- [Task to carry out] In the data below, locate each line with the word "this" and list it.

- [Supplied entries]
== == ==

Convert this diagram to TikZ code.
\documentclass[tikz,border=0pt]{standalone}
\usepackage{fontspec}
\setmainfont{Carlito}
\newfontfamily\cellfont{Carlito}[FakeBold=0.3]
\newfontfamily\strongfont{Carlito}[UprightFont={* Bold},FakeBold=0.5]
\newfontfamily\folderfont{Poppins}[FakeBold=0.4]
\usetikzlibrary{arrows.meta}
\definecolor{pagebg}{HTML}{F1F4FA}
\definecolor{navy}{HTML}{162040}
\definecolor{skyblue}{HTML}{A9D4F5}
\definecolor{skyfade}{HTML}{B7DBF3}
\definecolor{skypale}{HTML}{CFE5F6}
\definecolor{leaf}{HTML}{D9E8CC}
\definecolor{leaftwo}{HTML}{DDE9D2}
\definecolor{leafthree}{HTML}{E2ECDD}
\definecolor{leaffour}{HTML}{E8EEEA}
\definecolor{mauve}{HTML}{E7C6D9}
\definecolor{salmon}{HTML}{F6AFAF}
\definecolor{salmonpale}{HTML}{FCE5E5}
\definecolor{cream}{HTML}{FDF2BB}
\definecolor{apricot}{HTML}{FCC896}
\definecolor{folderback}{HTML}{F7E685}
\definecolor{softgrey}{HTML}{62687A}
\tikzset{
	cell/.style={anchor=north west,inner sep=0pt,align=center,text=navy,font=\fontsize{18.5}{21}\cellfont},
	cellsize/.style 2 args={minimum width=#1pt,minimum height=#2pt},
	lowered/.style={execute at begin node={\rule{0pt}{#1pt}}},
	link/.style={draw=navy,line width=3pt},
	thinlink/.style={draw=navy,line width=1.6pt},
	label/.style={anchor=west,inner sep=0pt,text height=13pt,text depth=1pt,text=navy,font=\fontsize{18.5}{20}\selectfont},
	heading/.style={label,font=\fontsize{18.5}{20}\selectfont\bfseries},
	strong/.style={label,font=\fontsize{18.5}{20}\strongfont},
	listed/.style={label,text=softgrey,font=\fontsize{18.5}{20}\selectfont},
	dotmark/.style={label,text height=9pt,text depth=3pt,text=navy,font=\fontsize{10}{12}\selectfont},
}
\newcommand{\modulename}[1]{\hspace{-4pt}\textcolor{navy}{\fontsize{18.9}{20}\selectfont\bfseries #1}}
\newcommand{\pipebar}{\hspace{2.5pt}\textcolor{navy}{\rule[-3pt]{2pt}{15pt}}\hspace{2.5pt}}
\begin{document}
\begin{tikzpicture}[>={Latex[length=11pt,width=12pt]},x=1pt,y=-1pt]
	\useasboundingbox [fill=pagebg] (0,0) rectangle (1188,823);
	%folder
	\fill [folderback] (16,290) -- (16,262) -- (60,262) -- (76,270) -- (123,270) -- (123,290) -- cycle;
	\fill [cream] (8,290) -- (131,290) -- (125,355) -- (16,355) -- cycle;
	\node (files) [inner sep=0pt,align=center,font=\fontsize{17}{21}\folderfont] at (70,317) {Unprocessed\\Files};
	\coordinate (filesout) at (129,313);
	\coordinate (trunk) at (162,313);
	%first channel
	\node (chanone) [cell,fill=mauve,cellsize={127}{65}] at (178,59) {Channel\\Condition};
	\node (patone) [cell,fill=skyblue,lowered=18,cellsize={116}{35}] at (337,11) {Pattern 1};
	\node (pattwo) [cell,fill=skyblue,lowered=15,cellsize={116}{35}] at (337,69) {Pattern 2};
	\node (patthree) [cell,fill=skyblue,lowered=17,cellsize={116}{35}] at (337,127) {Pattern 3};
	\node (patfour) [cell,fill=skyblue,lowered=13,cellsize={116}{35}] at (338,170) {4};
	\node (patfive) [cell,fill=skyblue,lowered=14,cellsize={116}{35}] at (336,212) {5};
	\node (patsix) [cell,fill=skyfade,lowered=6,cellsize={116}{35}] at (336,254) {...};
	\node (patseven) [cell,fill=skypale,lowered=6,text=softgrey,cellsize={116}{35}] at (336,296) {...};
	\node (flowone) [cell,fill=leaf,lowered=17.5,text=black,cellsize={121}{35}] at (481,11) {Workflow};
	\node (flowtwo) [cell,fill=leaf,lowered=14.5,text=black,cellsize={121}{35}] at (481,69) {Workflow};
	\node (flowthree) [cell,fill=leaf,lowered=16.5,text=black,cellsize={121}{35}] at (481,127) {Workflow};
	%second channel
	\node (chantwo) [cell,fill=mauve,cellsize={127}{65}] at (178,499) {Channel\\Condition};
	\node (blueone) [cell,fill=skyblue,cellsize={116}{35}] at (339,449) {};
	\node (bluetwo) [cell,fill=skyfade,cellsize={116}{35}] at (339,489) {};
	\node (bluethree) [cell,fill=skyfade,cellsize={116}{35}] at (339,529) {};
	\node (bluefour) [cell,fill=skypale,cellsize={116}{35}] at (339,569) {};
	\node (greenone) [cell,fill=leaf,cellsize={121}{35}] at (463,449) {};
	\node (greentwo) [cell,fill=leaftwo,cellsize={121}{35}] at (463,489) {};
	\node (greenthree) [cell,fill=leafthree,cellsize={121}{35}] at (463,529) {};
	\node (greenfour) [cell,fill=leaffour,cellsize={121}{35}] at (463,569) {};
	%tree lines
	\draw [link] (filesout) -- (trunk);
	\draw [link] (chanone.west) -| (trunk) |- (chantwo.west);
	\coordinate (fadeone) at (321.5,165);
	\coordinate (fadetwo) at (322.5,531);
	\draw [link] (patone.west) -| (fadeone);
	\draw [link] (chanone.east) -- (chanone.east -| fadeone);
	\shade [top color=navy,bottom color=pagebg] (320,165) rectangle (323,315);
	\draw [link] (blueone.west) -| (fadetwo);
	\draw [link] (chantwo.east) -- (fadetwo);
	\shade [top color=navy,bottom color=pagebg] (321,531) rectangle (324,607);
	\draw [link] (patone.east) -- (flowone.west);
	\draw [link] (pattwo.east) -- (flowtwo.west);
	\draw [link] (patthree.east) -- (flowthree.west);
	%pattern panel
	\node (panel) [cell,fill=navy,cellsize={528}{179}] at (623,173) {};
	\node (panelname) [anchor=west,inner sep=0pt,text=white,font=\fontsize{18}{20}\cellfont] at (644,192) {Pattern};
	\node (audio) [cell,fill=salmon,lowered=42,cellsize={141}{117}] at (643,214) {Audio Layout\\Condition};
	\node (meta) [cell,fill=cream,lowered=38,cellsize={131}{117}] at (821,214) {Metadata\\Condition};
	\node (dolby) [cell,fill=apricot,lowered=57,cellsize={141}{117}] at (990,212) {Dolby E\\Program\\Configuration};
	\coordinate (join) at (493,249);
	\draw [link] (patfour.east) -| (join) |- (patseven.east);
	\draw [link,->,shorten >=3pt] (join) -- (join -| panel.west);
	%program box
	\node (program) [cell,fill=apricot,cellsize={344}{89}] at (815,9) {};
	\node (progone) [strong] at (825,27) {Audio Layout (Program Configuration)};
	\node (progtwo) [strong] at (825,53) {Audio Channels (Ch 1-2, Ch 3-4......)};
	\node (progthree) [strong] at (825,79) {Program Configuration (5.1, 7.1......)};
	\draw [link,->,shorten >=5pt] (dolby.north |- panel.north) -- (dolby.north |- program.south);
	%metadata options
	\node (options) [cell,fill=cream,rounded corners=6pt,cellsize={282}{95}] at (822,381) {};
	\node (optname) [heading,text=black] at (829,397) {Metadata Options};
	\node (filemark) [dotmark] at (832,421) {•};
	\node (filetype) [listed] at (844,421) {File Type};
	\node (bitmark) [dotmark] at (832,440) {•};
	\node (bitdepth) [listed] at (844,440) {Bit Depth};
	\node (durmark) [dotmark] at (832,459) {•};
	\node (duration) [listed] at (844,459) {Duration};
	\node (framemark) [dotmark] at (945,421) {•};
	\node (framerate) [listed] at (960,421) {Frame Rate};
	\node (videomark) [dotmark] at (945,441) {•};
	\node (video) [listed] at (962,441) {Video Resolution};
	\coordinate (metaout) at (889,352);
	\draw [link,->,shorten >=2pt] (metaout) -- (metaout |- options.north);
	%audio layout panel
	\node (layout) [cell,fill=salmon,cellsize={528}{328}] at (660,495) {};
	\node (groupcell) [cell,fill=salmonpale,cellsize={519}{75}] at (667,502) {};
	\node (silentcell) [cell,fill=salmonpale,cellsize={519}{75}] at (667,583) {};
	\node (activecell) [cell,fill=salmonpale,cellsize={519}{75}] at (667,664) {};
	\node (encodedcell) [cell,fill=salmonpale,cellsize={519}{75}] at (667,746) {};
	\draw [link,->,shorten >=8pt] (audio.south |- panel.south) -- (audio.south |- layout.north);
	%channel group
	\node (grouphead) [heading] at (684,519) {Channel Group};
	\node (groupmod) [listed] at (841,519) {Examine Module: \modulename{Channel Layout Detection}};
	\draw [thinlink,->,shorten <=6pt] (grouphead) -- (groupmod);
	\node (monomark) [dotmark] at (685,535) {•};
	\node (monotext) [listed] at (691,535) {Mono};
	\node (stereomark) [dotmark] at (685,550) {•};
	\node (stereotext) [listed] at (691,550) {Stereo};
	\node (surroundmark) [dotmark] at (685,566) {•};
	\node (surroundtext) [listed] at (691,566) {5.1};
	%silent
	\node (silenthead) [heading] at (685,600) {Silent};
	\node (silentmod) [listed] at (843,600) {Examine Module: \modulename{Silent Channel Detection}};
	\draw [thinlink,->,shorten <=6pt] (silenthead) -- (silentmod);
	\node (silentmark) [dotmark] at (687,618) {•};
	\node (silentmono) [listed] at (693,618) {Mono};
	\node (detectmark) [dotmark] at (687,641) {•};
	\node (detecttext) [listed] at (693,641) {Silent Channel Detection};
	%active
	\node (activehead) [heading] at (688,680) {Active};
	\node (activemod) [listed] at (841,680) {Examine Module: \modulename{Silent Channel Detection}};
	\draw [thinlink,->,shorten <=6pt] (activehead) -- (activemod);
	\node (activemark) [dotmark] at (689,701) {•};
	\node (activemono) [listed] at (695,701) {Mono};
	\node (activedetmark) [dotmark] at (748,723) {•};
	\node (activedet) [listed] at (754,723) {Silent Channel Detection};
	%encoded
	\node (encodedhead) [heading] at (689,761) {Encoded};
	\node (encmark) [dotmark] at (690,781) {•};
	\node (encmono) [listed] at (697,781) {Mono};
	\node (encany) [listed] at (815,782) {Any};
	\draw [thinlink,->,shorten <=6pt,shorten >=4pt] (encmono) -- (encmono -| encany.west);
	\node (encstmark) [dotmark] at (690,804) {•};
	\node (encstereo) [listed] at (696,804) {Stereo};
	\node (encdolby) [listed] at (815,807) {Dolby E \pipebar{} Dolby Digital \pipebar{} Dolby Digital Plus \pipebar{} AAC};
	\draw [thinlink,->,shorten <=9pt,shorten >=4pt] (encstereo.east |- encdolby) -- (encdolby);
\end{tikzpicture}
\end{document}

== == ==

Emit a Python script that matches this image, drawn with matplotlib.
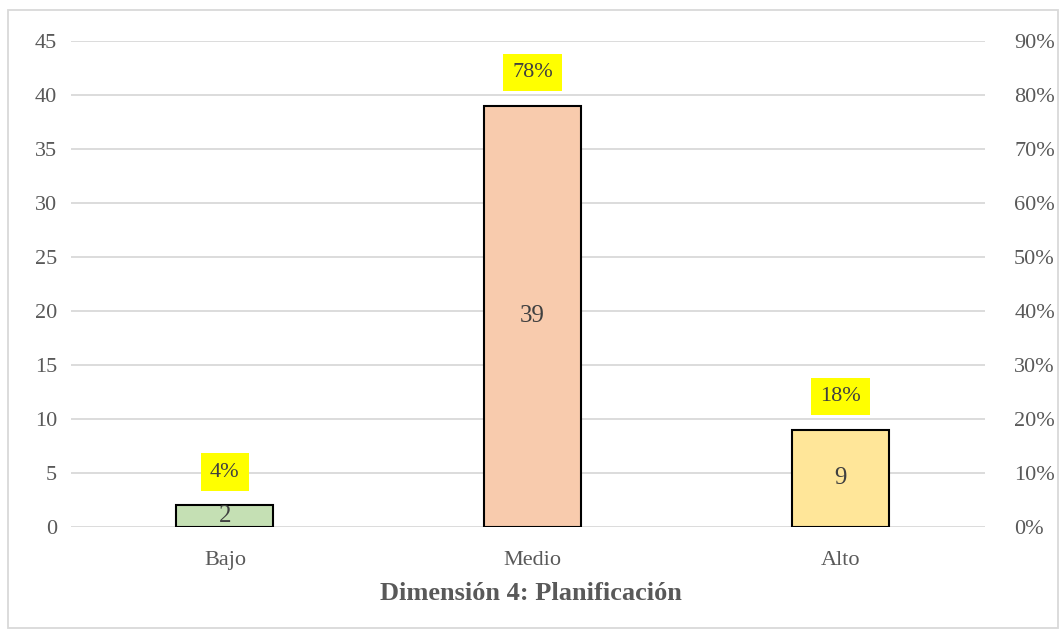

== == ==

- [The completed task]
Convert this diagram to TikZ code.
Emit a Python script that matches this image, drawn with matplotlib.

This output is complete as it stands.